Preparing for future
Business associations and firms are beginning to recognize CSBP as an alternative filter to “survive” in a conflict-setting. A strong case in point is the Paglas Group of Companies that manages a profitable banana plantation in central Mindanao. Paglas Group notes how it is able to function normally in abnormal conditions, making a profit, contributing to wealth creation and helping strengthen the prospects of peace and stability.

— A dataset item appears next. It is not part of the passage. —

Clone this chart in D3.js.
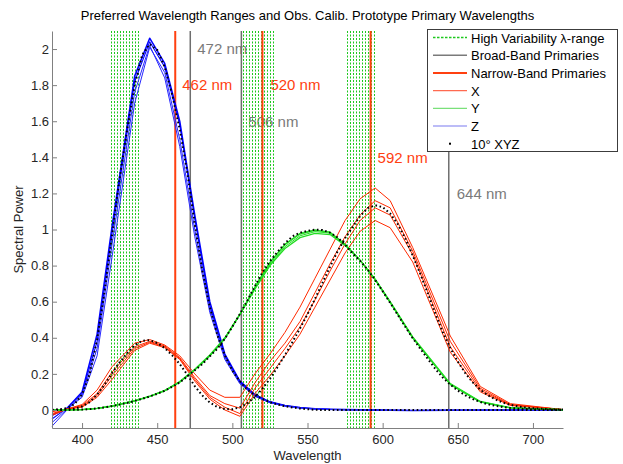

Big business can certainly play a more strategic role in mediating violent conflict, including the sort that emanates from rebellion or social inequities.
MILF, business meet
MinBC has hosted events that promote dialogue between insurgent groups and business firms. At a dialogue between the Moro Islamic Liberation Front and MinBC officers and members in Davao in February, the two groups found common ground in decrying the centralized economic governance of Mindanao by “imperial Manila.” It is exciting to witness insurgents and businessmen grappling with issues such as wealth sharing, fiscal decentralization and the devolution of franchises.
There is a clear momentum behind conflict-sensitive business practices. Some companies like Aboitiz have expanded their definitions of stakeholders to include not just those who are for, against or neutral vis-à-vis energy projects but also those with potential interest in the project or those who have a claim to its benefits.
The creation of a governance mechanism would allow an in-depth exploration of issues with stakeholders and create the means for shared actions to address troubles that arise from investments and business operations.
(Nikki de la Rosa is the Mindanao program manager of International Alert, a United Kingdom-based international human rights and peace-building organization. Alert is working with agribusiness, mining and energy firms in Colombia, Sri Lanka, Nepal, the Horn of Africa, the Baku-Tbilisi-Ceyhan pipeline in Azerbaijan and Mindanao.)